WRITTEN INSTRUCTION ▸ Only the lines from the start of the data through the line with "215, 345, 453]" belong in the copy. Restate them word for word, minus the pictures.

⟨

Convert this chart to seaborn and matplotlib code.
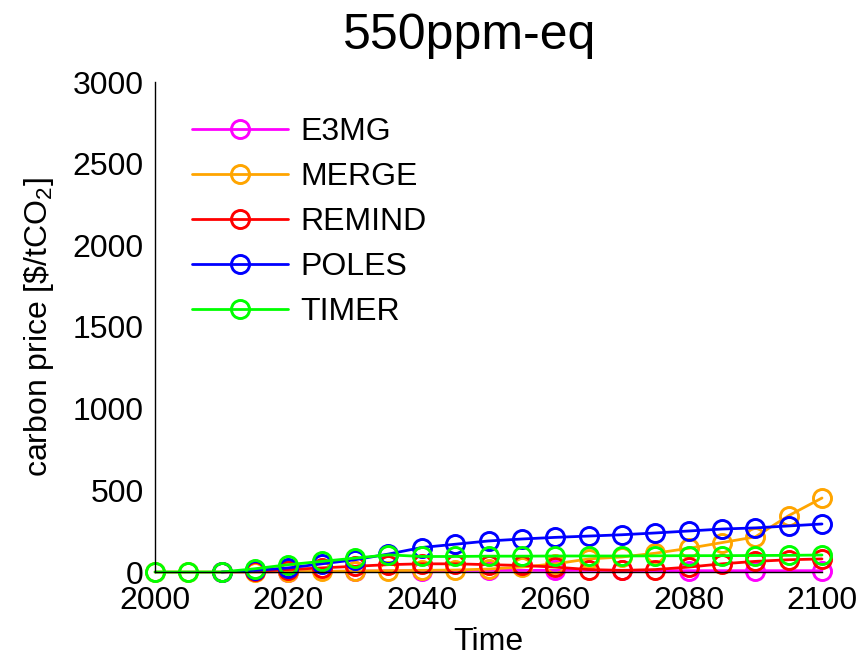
import numpy as np
import pandas as pd
import matplotlib
matplotlib.use("Agg")
import matplotlib.pyplot as plt
import seaborn as sns

years_full = [2000, 2005, 2010, 2015, 2020, 2025, 2030, 2035, 2040, 2045, 2050,
              2055, 2060, 2065, 2070, 2075, 2080, 2085, 2090, 2095, 2100]

e3mg_years = [2010, 2020, 2030, 2040, 2050, 2060, 2070, 2080, 2090, 2100]
e3mg = [0, 2, 5, 8, 10, 10, 10, 8, 8, 8]

merge_years = years_full
merge = [0, 0, 0, 0, 2, 4, 6, 8, 10, 12, 18, 30, 50, 80, 92, 115, 145, 180, 215, 345, 453]

remind_years = years_full[3:]
remind = [5, 15, 25, 35, 45, 50, 50, 45, 40, 30, 15, 10, 15, 30, 50, 65, 75, 80]

poles_years = years_full[2:]
poles = [0, 10, 25, 50, 75, 110, 150, 170, 190, 202, 212, 220, 228, 239, 251, 263, 270, 282, 294]

timer_years = years_full
timer = [0, 0, 0, 20, 45, 65, 85, 105, 95, 95, 97, 97, 98, 98, 98, 99, 100, 100, 101, 102, 104]

series_names = ["E3MG", "MERGE", "REMIND", "POLES", "TIMER"]
series_colors = ["#FF00FF", "#FFA500", "#FF0000", "#0000FF", "#00FF00"]

x_ticks = [2000, 2020, 2040, 2060, 2080, 2100]
y_ticks = [0, 500, 1000, 1500, 2000, 2500, 3000]

sns.set_style("white")
plt.rcParams["font.family"] = ["Liberation Sans", "DejaVu Sans"]
plt.rcParams["mathtext.fontset"] = "custom"
plt.rcParams["mathtext.rm"] = "Liberation Sans"
plt.rcParams["mathtext.it"] = "Liberation Sans"
plt.rcParams["text.color"] = "black"
plt.rcParams["axes.labelcolor"] = "black"
plt.rcParams["xtick.color"] = "black"
plt.rcParams["ytick.color"] = "black"

fig = plt.figure(figsize=(8.59, 6.57), dpi=100)
ax = fig.add_axes([155 / 859, 1 - 572 / 657, (822 - 155) / 859, (572 - 82) / 657])

data = [(e3mg_years, e3mg), (merge_years, merge), (remind_years, remind),
        (poles_years, poles), (timer_years, timer)]

for (xs, ys), name, col in zip(data, series_names, series_colors):
    df = pd.DataFrame({"year": xs, "price": ys})
    sns.lineplot(data=df, x="year", y="price", ax=ax, color=col, label=name,
                 marker="o", markersize=13, markerfacecolor="none",
                 markeredgecolor=col, markeredgewidth=2.1, linewidth=2.0,
                 clip_on=False)

ax.set_xlim(2000, 2100)
ax.set_ylim(0, 3000)
ax.set_xticks(x_ticks)
ax.set_yticks(y_ticks)
ax.tick_params(direction="in", length=5, width=1, labelsize=23, colors="black")
ax.tick_params(axis="x", pad=10)
ax.tick_params(axis="y", pad=8)
for s in ["top", "right"]:
    ax.spines[s].set_visible(False)
for s in ["left", "bottom"]:
    ax.spines[s].set_color("black")
    ax.spines[s].set_linewidth(1)

ax.set_xlabel("Time", fontsize=23, labelpad=8)
ax.set_ylabel(r"carbon price [\$/tCO$_2$]", fontsize=23, labelpad=12)
ax.set_title("550ppm-eq", fontsize=36, pad=24, x=(470 - 155) / 667)

leg = ax.legend(loc="upper left", bbox_to_anchor=(0.036, 0.955), frameon=False,
                fontsize=23, handlelength=3.0, handletextpad=0.4,
                labelspacing=0.47, borderaxespad=0)

fig.savefig("out.png", dpi=100)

⟩

THE ANSWER ▸
Convert this chart to seaborn and matplotlib code.
import numpy as np
import pandas as pd
import matplotlib
matplotlib.use("Agg")
import matplotlib.pyplot as plt
import seaborn as sns

years_full = [2000, 2005, 2010, 2015, 2020, 2025, 2030, 2035, 2040, 2045, 2050,
              2055, 2060, 2065, 2070, 2075, 2080, 2085, 2090, 2095, 2100]

e3mg_years = [2010, 2020, 2030, 2040, 2050, 2060, 2070, 2080, 2090, 2100]
e3mg = [0, 2, 5, 8, 10, 10, 10, 8, 8, 8]

merge_years = years_full
merge = [0, 0, 0, 0, 2, 4, 6, 8, 10, 12, 18, 30, 50, 80, 92, 115, 145, 180, 215, 345, 453]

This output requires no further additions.